If there’s any such regard for Strindberg, it’s buried here beneath a general, and not undeserved, contempt. The Freethinker does a marvelous job showing that, in many respects, Strindberg was anything but; Watkins’ choice of title is indubitably ironic. And yet, the film demands such a deep engagement with both its subject and its form that I come out on the other side of four hours and 36 minutes with an extreme ambivalence. Watkins clearly wants me to feel as if I am exercising an academic male privilege, bordering on sexist arrogance, to lodge an objection along the lines of: “Yes, he was a cruel husband and a terrible father, but he also wrote Miss Julie and Dream Sonata.” And yet, I cannot entirely prevent myself from lodging just such objections.

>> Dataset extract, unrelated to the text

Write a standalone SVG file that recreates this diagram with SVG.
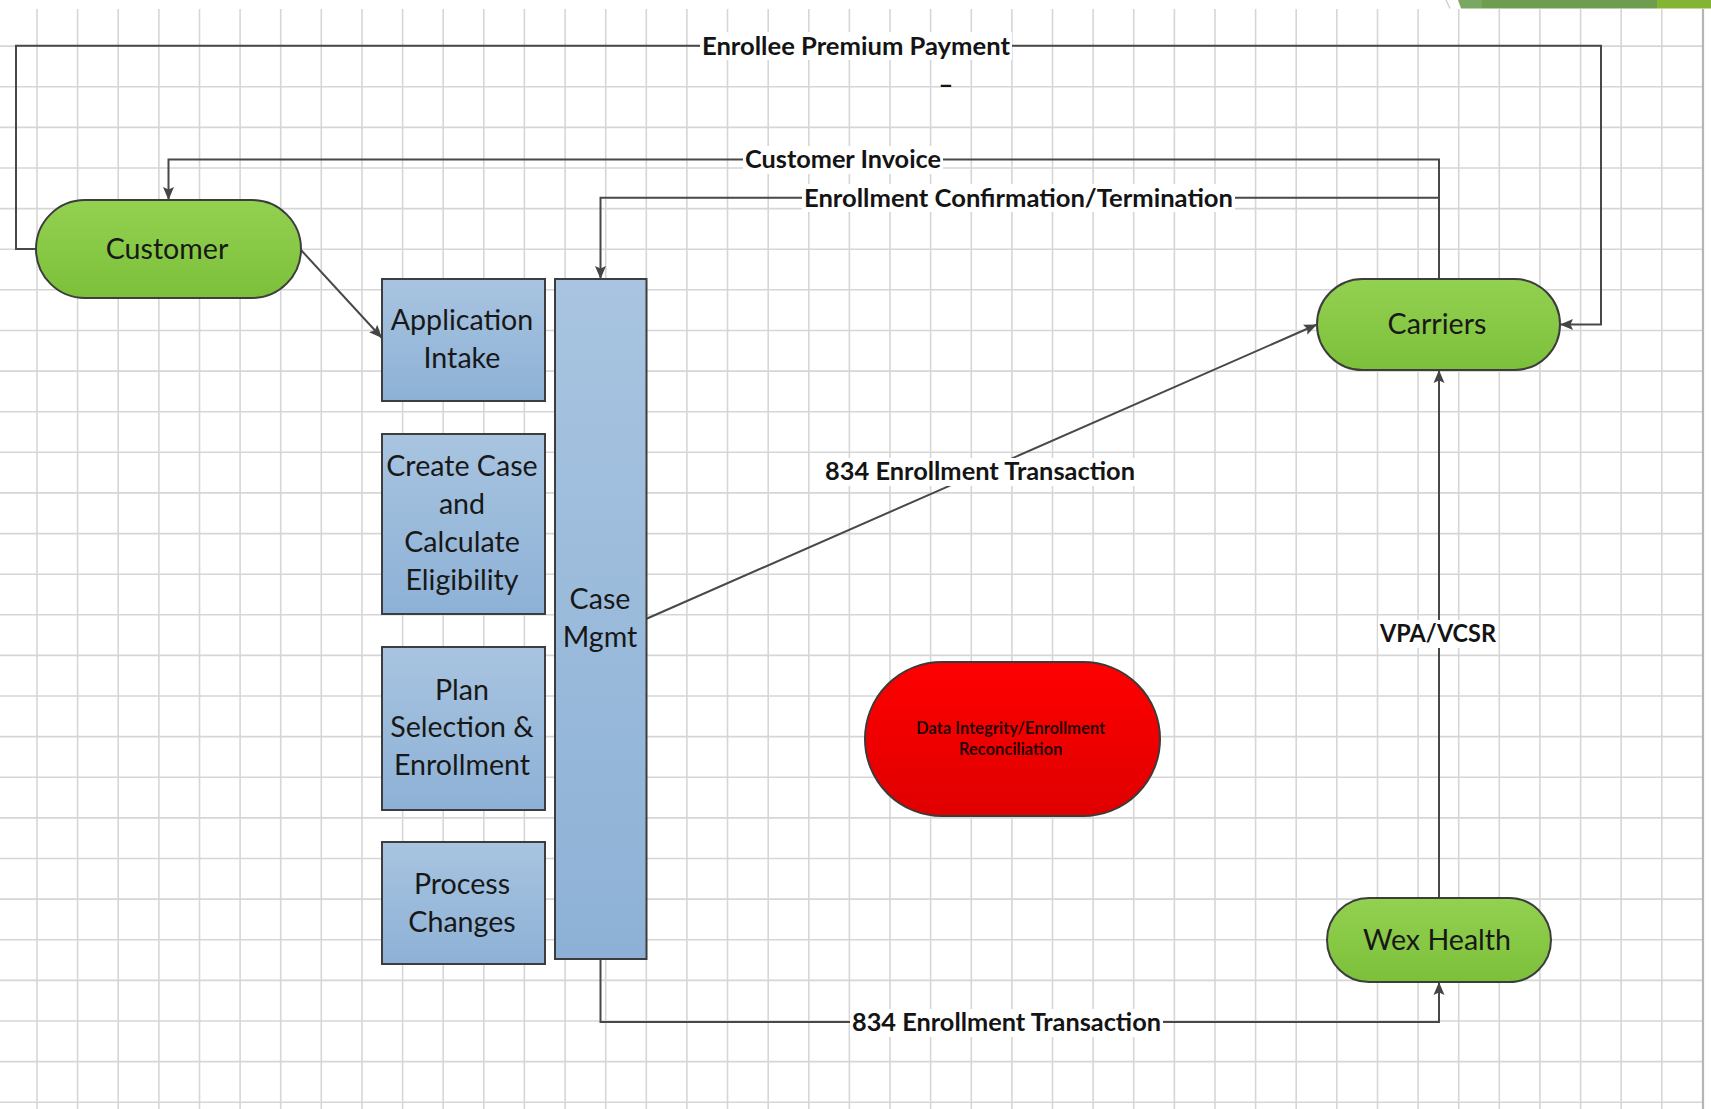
<svg xmlns="http://www.w3.org/2000/svg" width="1711" height="1109" viewBox="0 0 1711 1109">
  <defs>
    <linearGradient id="gGreen" x1="0" y1="0" x2="0" y2="1">
      <stop offset="0" stop-color="#93d151"/>
      <stop offset="1" stop-color="#7cc03a"/>
    </linearGradient>
    <linearGradient id="gBlue" x1="0" y1="0" x2="0" y2="1">
      <stop offset="0" stop-color="#a8c4e0"/>
      <stop offset="1" stop-color="#8db1d6"/>
    </linearGradient>
    <linearGradient id="gRed" x1="0" y1="0" x2="0" y2="1">
      <stop offset="0" stop-color="#ff0000"/>
      <stop offset="1" stop-color="#df0000"/>
    </linearGradient>
    <filter id="soft" x="-5%" y="-20%" width="110%" height="140%">
      <feGaussianBlur stdDeviation="0.6"/>
    </filter>
    <marker id="arrow" markerUnits="userSpaceOnUse" markerWidth="14" markerHeight="12" refX="13" refY="6" orient="auto">
      <path d="M0,0.5 L13,6 L0,11.5 L2.5,6 Z" fill="#454545"/>
    </marker>
  </defs>
  <style>
    .grid { stroke: #d6d6d6; stroke-width: 1.6; fill: none; }
    .edge { stroke: #b5b5b5; stroke-width: 2.2; fill: none; }
    .pill { fill: url(#gGreen); stroke: #3d3d3d; stroke-width: 2; }
    .box { fill: url(#gBlue); stroke: #3d3d3d; stroke-width: 2; }
    .alert { fill: url(#gRed); stroke: #3a3a3a; stroke-width: 2; }
    .conn { fill: none; stroke: #484848; stroke-width: 2; }
    .node-text { font-family: Lato, "Liberation Sans", sans-serif; font-size: 28.6px; fill: #181818; text-anchor: middle; }
    .small-text { font-family: Lato, "Liberation Sans", sans-serif; font-size: 16.5px; font-weight: bold; fill: #220000; text-anchor: middle; }
    .label { font-family: Lato, "Liberation Sans", sans-serif; font-size: 25.5px; font-weight: bold; fill: #141414; text-anchor: middle; }
    .label-bg { fill: #ffffff; }
  </style>

  <!-- page background -->
  <rect x="0" y="0" width="1711" height="1109" fill="#ffffff"/>

  <!-- top-right title bar strip -->
  <g id="title-strip">
    <line x1="1446" y1="0" x2="1450" y2="8.5" stroke="#c8c8c8" stroke-width="1.2"/>
    <polygon points="1458,0 1482,0 1482,8.5 1461,8.5" fill="#7aa862"/>
    <rect x="1482" y="0" width="175" height="8.5" fill="#6f9d50"/>
    <rect x="1657" y="0" width="54" height="8.5" fill="#84b532"/>
  </g>

  <!-- drawing grid -->
  <g id="grid">
    <path class="grid" d="M37,9V1109 M77.6,9V1109 M118.2,9V1109 M158.9,9V1109 M199.5,9V1109 M240.1,9V1109 M280.7,9V1109 M321.3,9V1109 M362,9V1109 M402.6,9V1109 M443.2,9V1109 M483.8,9V1109 M524.4,9V1109 M565.1,9V1109 M605.7,9V1109 M646.3,9V1109 M686.9,9V1109 M727.5,9V1109 M768.2,9V1109 M808.8,9V1109 M849.4,9V1109 M890,9V1109 M930.6,9V1109 M971.3,9V1109 M1011.9,9V1109 M1052.5,9V1109 M1093.1,9V1109 M1133.7,9V1109 M1174.4,9V1109 M1215,9V1109 M1255.6,9V1109 M1296.2,9V1109 M1336.8,9V1109 M1377.5,9V1109 M1418.1,9V1109 M1458.7,9V1109 M1499.3,9V1109 M1539.9,9V1109 M1580.6,9V1109 M1621.2,9V1109 M1661.8,9V1109"/>
    <path class="grid" d="M0,46.1H1703 M0,86.7H1703 M0,127.4H1703 M0,168H1703 M0,208.6H1703 M0,249.2H1703 M0,289.8H1703 M0,330.5H1703 M0,371.1H1703 M0,411.7H1703 M0,452.3H1703 M0,492.9H1703 M0,533.6H1703 M0,574.2H1703 M0,614.8H1703 M0,655.4H1703 M0,696H1703 M0,736.6H1703 M0,777.3H1703 M0,817.9H1703 M0,858.5H1703 M0,899.1H1703 M0,939.8H1703 M0,980.4H1703 M0,1021H1703 M0,1061.6H1703 M0,1102.2H1703"/>
    <path class="edge" d="M1703,9V1109"/>
  </g>

  <!-- connectors -->
  <g id="connectors">
    <path class="conn" d="M36,249 H16 V45.8 H1601 V324.5 H1560" marker-end="url(#arrow)"/>
    <path class="conn" d="M1439,279 V159.5 H168.5 V200" marker-end="url(#arrow)"/>
    <path class="conn" d="M1439,197.7 H600.5 V279" marker-end="url(#arrow)"/>
    <path class="conn" d="M301,250 L382,338" marker-end="url(#arrow)"/>
    <path class="conn" d="M646,619 L1317,324.5" marker-end="url(#arrow)"/>
    <path class="conn" d="M600.5,959 V1022 H1439 V982" marker-end="url(#arrow)"/>
    <path class="conn" d="M1439,898 V370" marker-end="url(#arrow)"/>

    <g id="connector-labels">
      <rect class="label-bg" x="700" y="32" width="312" height="28"/>
      <text class="label" x="856" y="54.5" textLength="308" lengthAdjust="spacingAndGlyphs">Enrollee Premium Payment</text>
      <text class="label" x="946" y="93" font-size="22">–</text>

      <rect class="label-bg" x="743" y="146" width="200" height="28"/>
      <text class="label" x="843" y="168" textLength="196" lengthAdjust="spacingAndGlyphs">Customer Invoice</text>

      <rect class="label-bg" x="802" y="184" width="433" height="28"/>
      <text class="label" x="1018.5" y="206.5" textLength="429" lengthAdjust="spacingAndGlyphs">Enrollment Confirmation/Termination</text>

      <rect class="label-bg" x="823" y="458" width="314" height="28"/>
      <text class="label" x="980" y="480" textLength="310" lengthAdjust="spacingAndGlyphs">834 Enrollment Transaction</text>

      <rect class="label-bg" x="850" y="1009" width="313" height="28"/>
      <text class="label" x="1006.5" y="1030.5" textLength="309" lengthAdjust="spacingAndGlyphs">834 Enrollment Transaction</text>

      <rect class="label-bg" x="1378" y="620" width="120" height="28"/>
      <text class="label" x="1438" y="642" textLength="116" lengthAdjust="spacingAndGlyphs">VPA/VCSR</text>
    </g>
  </g>

  <!-- actors -->
  <g id="customer">
    <rect class="pill" x="36" y="200" width="265" height="98" rx="49"/>
    <text class="node-text" x="167" y="259">Customer</text>
  </g>

  <g id="carriers">
    <rect class="pill" x="1317" y="279" width="243" height="91" rx="45.5"/>
    <text class="node-text" x="1437" y="334">Carriers</text>
  </g>

  <g id="wex-health">
    <rect class="pill" x="1327" y="898" width="224" height="84" rx="42"/>
    <text class="node-text" x="1437" y="949.5">Wex Health</text>
  </g>

  <!-- process steps -->
  <g id="application-intake">
    <rect class="box" x="382" y="279" width="163" height="122"/>
    <text class="node-text" x="462" y="330">Application</text>
    <text class="node-text" x="462" y="368">Intake</text>
  </g>

  <g id="create-case">
    <rect class="box" x="382" y="434" width="163" height="180"/>
    <text class="node-text" x="462" y="476">Create Case</text>
    <text class="node-text" x="462" y="514">and</text>
    <text class="node-text" x="462" y="552">Calculate</text>
    <text class="node-text" x="462" y="590">Eligibility</text>
  </g>

  <g id="plan-selection">
    <rect class="box" x="382" y="647" width="163" height="163"/>
    <text class="node-text" x="462" y="700">Plan</text>
    <text class="node-text" x="462" y="737">Selection &amp;</text>
    <text class="node-text" x="462" y="775">Enrollment</text>
  </g>

  <g id="process-changes">
    <rect class="box" x="382" y="842" width="163" height="122"/>
    <text class="node-text" x="462" y="894">Process</text>
    <text class="node-text" x="462" y="932">Changes</text>
  </g>

  <g id="case-mgmt">
    <rect class="box" x="555" y="279" width="91.5" height="680"/>
    <text class="node-text" x="600" y="609">Case</text>
    <text class="node-text" x="600" y="647">Mgmt</text>
  </g>

  <!-- reconciliation -->
  <g id="data-integrity">
    <rect class="alert" x="865" y="662" width="295" height="154" rx="77"/>
    <g filter="url(#soft)">
      <text class="small-text" x="1011" y="734">Data Integrity/Enrollment</text>
      <text class="small-text" x="1011" y="755">Reconciliation</text>
    </g>
  </g>
</svg>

What I take most crucially from The Freethinker, however, is the power of Watkins’s form. This is a maddening film at times, a nonlinear field of inquiry that could perhaps be likened to a hypertext or database. Broad ideas come and go, and come back again. Time loops back, whole swaths of events seem to recur from different perspectives. Actors appear in nondiegetic, direct address to discuss their roles. The “story” stops, and turns into a mini-seminar. We see a live Q&A with an audience, offering their perspective on Strindberg. Onscreen text connects scenes not only to each other, but also to the present time of The Freethinker’s filming. Watching Watkins’ film is rather like entering a four-dimensional gallery of digital notecards, befuddling then exhausting and finally immensely rewarding. I very much believe that this is a great way to make a film, but probably not the way for this filmmaker to have made a film about this writer.

With this in mind, I cannot wait to finally see La Commune.